The efficacy of ALA- and MAL-PDT in the treatment of patients with AKs has been investigated in several phase II and III clinical trials. Currently, in Europe, Australia and New Zealand, MAL (Metvix) is approved for the photodynamic treatment of AKs and basal cell carcinomas in combination with red light. In the USA, MAL has been approved in July 2004 for the treatment of AK in combination with red light. ALA (Levulan Kerastick; DUSA) in combination with blue light has been approved in the USA in 2000 for the photodynamic treatment of AKs. In Europe, ALA as hydrochloride has been applied in custom-made formulations, either creams or gels, in a concentration of up to 20% ALA. ALA preparations or the MAL formulation Metvix are applied under occlusion to AKs with little overlap to the surrounding tissues for 4–6 hours (for ALA) or three hours (for MAL) before irradiation. For irradiation, incoherent light sources – lamps (PDT 1200L; Waldmann Medizintechnik) or LEDs (light-emitting diodes, such as Aktilite; Galderma or Omnilux; Waldmann) – which match the absorption maxima of the ALA- or MAL-induced porphyrins, are generally used.
Side-effects of therapy are stinging and burning during irradiation and a couple of hours thereafter. A few days after irradiation, a dry necrosis sharply restricted to the tumour-bearing areas is seen, and after 10–21 days, crusts come off and complete re-epithelialisation is observed. Due to the photosensitisation, which is restricted to cells of epithelial origin, no scarring or ulceration is usually observed clinically.
The efficacy of ALA–PDT has been observed in several open studies showing clearance rates of AK already ranging from 71% to 100% after a single treatment.(15,16) Recently, a randomised, placebo-controlled study with ALA (Levulan Kerastick) followed by illumination with blue light was published.(17) Complete response rates for ALA–PDT patients with >-75% of the treated lesions clearing at eight and 12 weeks were 77% and 89%, respectively, whereas in the placebo group clearing rates were only 18% and 13%. In several controlled, randomised prospective studies, MAL–PDT was compared with cryosurgery or placebo in the treatment of AK.(18–20) Patients received either a single or double treatment with MAL–PDT, placebo or cryosurgery. The complete response rates for MAL–PDT ranged between 69% and 91%, and were superior to placebo–PDT and at least as effective as cryotherapy. Cosmetic outcome with MAL–PDT was excellent to good, and was judged to be better than with cryotherapy.
So far, the proven advantages of PDT include clinical outcomes comparable to those of standard treatments, the possibility to treat multiple tumours and incipient lesions simultaneously, relatively short healing times, tumour control in immunocompromised patients (ie, transplant recipients), good patient tolerance and an excellent cosmesis.(21)

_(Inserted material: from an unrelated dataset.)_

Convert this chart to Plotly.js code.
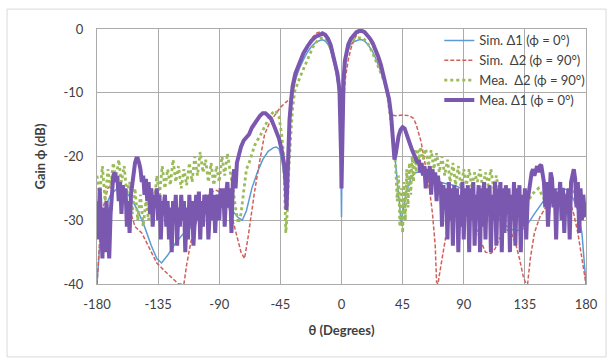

Treatment of AKs, which have the potential to progress to malignant skin cancer, is mandatory. Several new therapeutic options for the treatment of AKs offer alternatives to established and often more aggressive or invasive therapies. Advantages of new therapies, such as topical diclofenac, imiquimod or PDT, are the possibility to manage widespread lesions and treat subclinical lesions; in addition, these treatments are well tolerated and lead to excellent cosmetic results. The decision as to which therapy might be best should be based on the patient’s history, characteristics and compliance, and type (hypertrophic or nonhypertrophic), localisation and number of AKs.